Getting Research Experience
A wide variety of research studies are conducted by the Psychology Department’s faculty, research fellows, graduate students, and undergraduates. This research ranges from simple tests of perception to state of the art brain imaging studies. We encourage our majors to gain research experience by working with faculty in our department, both for pedagogical training and also as a way for a student to gain valuable research experience which will be extremely valuable to those considering graduate school.
In terms of pedagogical training, all students learn valuable critical thinking skills by working in a lab. Research assistants are encouraged to apply theoretical knowledge from courses to actual empirical research being done in the lab. Most labs also have regular lab meetings where members (faculty, graduate students, undergraduates, and post-docs if relevant) read and discuss cutting edge research and synthesize across domains and methods. Finally, in most labs students gain experience actually running subjects in experiments, which builds organizational and interpersonal skills.
In terms of research experience … very few students without research experience are accepted into graduate school in Psychology, so this is critical if you are considering applying to grad school. In addition to the pedagogical benefits described above, working in a lab will allow you to get to know a member of our faculty much better than merely taking a class with her/him, which means the faculty member will be able to write a much stronger letter of recommendation for you when you’re applying to graduate school. Also, although research is exciting, it also requires a lot of meticulous planning and attention to detail. Working in a lab will allow you to see whether or not a career in research is for you.
There are two ways to gain research experience, one is by working as a research assistant (RA) in a lab (either for credit or for pay), and the other is through our Honors program. The Honors program is a two year program, and interested students apply in the spring of their sophomore year. But we encourage people to get involved in research early, so freshmen and sophomores are welcome in labs as RAs, as are juniors and seniors who can’t or don’t want to do the Honors program.
Most professors are looking for a year-long commitment from an RA, as training RAs takes a lot of time. But sometimes one-semester arrangements can be made. Also, most RAs receive course credit (via signing up for PSY 3840, Directed Study) for their lab work. Some paid positions are available, but working in a lab for credit is the norm.
The first step is to find a lab you’re interested in working in. Lab needs fluctuate very frequently, so we don’t maintain a list of labs currently looking for RAs. However, almost all the faculty in both A&S Psychology and Peabody Psychology have active labs with undergraduate RAs working in them. You can access a list of faculty and a brief description of their interests from our faculty contacts page . If you click on the faculty member’s name, you will see more detailed information about current projects in their labs. Find several faculty members whose work seems interesting to you, and email them to see if they have current lab openings, and if so to set up an interview. Although this sometimes seems intimidating to students, don’t let it be. Note that in addition to “regular” faculty (those with primary appointments in Psychology either in A&S or Peabody), we also have affiliated faculty in other departments, and those faculty can supervise directed study students as well.

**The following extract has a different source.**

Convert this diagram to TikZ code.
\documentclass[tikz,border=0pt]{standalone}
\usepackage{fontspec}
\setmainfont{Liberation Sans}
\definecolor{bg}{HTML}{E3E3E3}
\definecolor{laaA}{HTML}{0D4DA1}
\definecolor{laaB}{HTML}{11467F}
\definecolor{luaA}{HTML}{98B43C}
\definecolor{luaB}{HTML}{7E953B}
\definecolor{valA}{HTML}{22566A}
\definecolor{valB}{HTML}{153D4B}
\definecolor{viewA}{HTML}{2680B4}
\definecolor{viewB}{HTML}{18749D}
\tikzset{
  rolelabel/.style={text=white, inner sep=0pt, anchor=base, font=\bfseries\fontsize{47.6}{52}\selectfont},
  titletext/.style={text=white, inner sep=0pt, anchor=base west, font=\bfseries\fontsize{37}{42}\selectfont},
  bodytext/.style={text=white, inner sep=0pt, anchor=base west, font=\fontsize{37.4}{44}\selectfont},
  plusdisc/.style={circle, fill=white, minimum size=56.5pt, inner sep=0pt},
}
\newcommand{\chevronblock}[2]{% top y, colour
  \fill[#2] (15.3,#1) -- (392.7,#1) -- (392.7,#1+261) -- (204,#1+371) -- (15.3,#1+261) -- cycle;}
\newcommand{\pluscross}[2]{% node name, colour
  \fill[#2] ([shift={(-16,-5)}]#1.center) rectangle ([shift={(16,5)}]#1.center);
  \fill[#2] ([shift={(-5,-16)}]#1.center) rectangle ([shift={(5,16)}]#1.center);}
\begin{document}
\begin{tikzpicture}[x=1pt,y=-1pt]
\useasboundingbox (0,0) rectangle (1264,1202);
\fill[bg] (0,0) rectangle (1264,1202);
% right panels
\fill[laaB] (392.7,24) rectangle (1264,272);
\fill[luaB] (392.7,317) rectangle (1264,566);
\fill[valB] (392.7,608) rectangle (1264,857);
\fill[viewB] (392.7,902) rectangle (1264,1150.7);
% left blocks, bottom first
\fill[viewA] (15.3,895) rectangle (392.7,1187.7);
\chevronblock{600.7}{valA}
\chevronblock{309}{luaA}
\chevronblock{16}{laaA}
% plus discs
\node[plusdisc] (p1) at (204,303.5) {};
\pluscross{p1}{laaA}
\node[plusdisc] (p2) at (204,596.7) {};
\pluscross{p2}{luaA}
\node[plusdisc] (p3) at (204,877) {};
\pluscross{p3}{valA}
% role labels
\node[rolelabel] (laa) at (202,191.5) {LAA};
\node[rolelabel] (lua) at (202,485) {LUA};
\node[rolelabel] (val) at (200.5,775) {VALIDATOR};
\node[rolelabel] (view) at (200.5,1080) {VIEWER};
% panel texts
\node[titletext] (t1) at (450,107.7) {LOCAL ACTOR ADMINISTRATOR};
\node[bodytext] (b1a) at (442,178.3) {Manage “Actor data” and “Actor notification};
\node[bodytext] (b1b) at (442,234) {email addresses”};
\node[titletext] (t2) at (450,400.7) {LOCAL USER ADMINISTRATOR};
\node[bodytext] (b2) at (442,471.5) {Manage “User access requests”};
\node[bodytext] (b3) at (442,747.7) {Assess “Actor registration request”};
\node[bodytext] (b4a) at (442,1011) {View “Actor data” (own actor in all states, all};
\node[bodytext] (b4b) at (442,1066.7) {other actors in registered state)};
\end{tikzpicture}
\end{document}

Once you find a lab, you need to sign up for Directed Study (PSY 3840), unless you are doing a paid position. You cannot receive course credit if you are also being paid by the lab. Note that you can sign up for PSY 3840 for 1, 2 or 3 credit hours. Be sure to discuss this explicitly with the faculty member whose lab you’ll be working in. Most students take directed study for 3 credit hours, which equates to approximately 10 hours per week of lab work, including lab meetings. Again, be sure to discuss expectations with the faculty member so that you’re clear on what you need to be doing in terms of lab work.
Finally, all 3840 students must complete two things in addition to their lab work: 1) online training in responsible conduct of research (RCR), and 2) a reflection paper at the end of the semester. The RCR training must be completed within the first month of classes or students will be forced to withdraw from the 3840 course. Students enrolled in directed study will receive an email with details on completing the training. The reflection paper is a 4-5 page paper asking students to report on the project they worked on over the course of the semester. A copy of the paper is due both to the supervisor and the department on the last day of classes for the semester.
If you are searching specifically for a paid position, most labs advertise their availability on the “Hire-a-Dore” student employment website.